Toruń is a medieval town where the only parking for the van was a busy coach park by the river next to a bridge with lots of traffic noise, so we spent the night at a campsite 25 km away in Ciechocinek, and drove to Toruń first thing the next morning.
It’s a pretty place with lots of Gothic style buildings and a couple of large squares. One of the few Polish towns not to have sustained any damage in WWII, it has unsurprisingly been declared a UNESCO World Heritage site. It’s famous in Poland for its gingerbread, so we visited the museum shop and bought some samples. It’s quite a small town and so we’d seen all we wanted to see by lunchtime. After a quick bite to eat we went back to the van and drove north to Sopot.

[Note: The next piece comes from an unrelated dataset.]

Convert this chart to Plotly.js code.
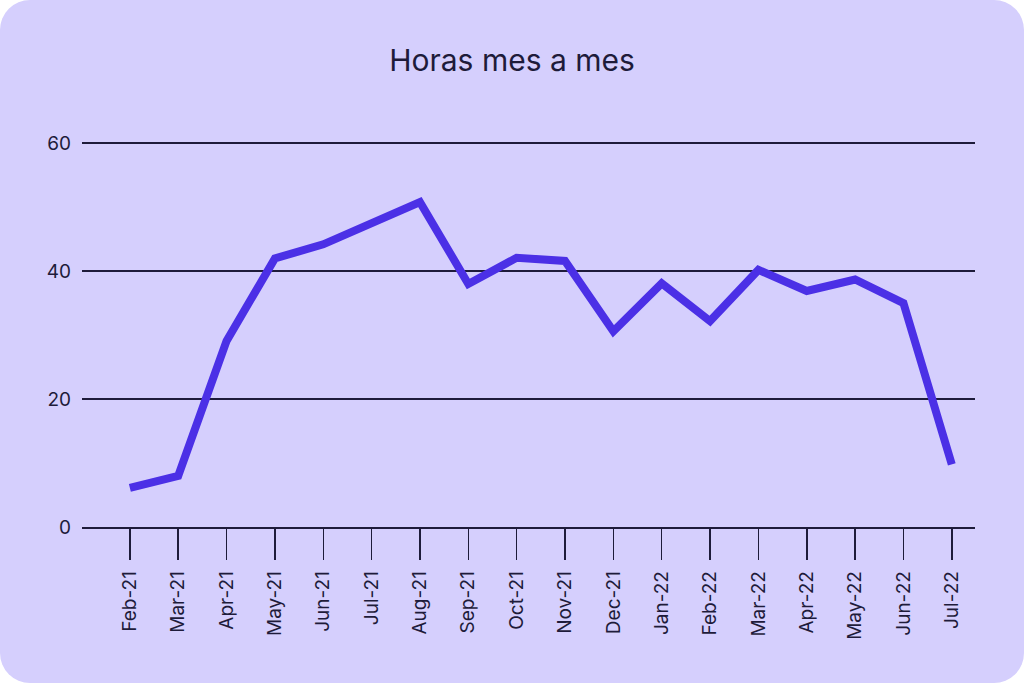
<!DOCTYPE html>
<html>
<head>
<meta charset="utf-8">
<script src="https://cdn.plot.ly/plotly-3.0.1.min.js"></script>
<style>
  html, body { margin:0; padding:0; background:#ffffff; }
  #wrap { width:1024px; height:683px; border-radius:30px; overflow:hidden; background:#d5cffd; }
  #chart { width:1024px; height:683px; }
</style>
</head>
<body>
<div id="wrap"><div id="chart"></div></div>
<script>
const months = ["Feb-21","Mar-21","Apr-21","May-21","Jun-21","Jul-21","Aug-21","Sep-21","Oct-21","Nov-21","Dec-21","Jan-22","Feb-22","Mar-22","Apr-22","May-22","Jun-22","Jul-22"];
const hours = [6.1, 8.0, 29.1, 42.0, 44.2, 47.5, 50.8, 38.0, 42.1, 41.6, 30.6, 38.1, 32.2, 40.2, 36.9, 38.7, 35.0, 9.8];
const yTicks = [0, 20, 40, 60];

const ink = "#1e1b3a";
Plotly.newPlot("chart", [{
  x: months,
  y: hours,
  type: "scatter",
  mode: "lines",
  line: { color: "#4b30e6", width: 8 },
  hoverinfo: "skip"
}], {
  width: 1024, height: 683,
  paper_bgcolor: "rgba(0,0,0,0)",
  plot_bgcolor: "rgba(0,0,0,0)",
  margin: { l: 82, r: 49, t: 142, b: 156 },
  showlegend: false,
  title: { text: "Horas mes a mes", x: 0.5, xanchor: "center", y: 0.912, yanchor: "middle",
           font: { family: "Inter, 'Open Sans', sans-serif", size: 30, color: ink } },
  font: { family: "Inter, 'Liberation Sans', sans-serif", color: ink },
  xaxis: {
    type: "category",
    range: [-0.99, 17.48],
    showgrid: false,
    showline: true, linecolor: ink, linewidth: 1.5,
    ticks: "outside", ticklen: 31, tickwidth: 1.5, tickcolor: ink,
    tickangle: -90,
    tickfont: { size: 19, family: "Inter, 'Liberation Sans', sans-serif", color: ink },
    ticklabelstandoff: 4,
    fixedrange: true
  },
  yaxis: {
    range: [0, 60.2],
    tickvals: yTicks,
    ticktext: yTicks.map(String),
    showgrid: true, gridcolor: ink, gridwidth: 1.6,
    zeroline: false,
    showline: false,
    ticks: "",
    tickfont: { size: 19, family: "Inter, 'Liberation Sans', sans-serif", color: ink },
    ticklabelstandoff: 10,
    fixedrange: true
  }
}, { displayModeBar: false, staticPlot: true });
</script>
</body>
</html>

Sandwiched between Gdynia to the north and Gdańsk to the south, Sopot is a pretty seaside town looking out over the Baltic Sea. Twinned with Southend-on-Sea – not far from our home in the UK – it’s a popular daytrip destination. We’ll be staying in Sopot for ten days or so, using it as a base to visit Gdansk and Gdynia on the train.
The campsite we’re staying at is the only one in the area, about 20 minutes walk from the town centre, and has only recently thrown open its doors for the 2018 season. They’re still getting the site ready, so there are quite a few noisy workmen around which isn’t ideal, but they’re giving us a 20% discount to make up for it, and we’ll be out most days anyway, so it shouldn’t be a problem.
This morning we walked along the seafront in the sunshine to the pier, which they claim is the longest wooden pier in Europe. After walking to the end of the pier we wandered through the town. It’s a lovely place, very clean with little litter or graffiti, unlike its twin over in England.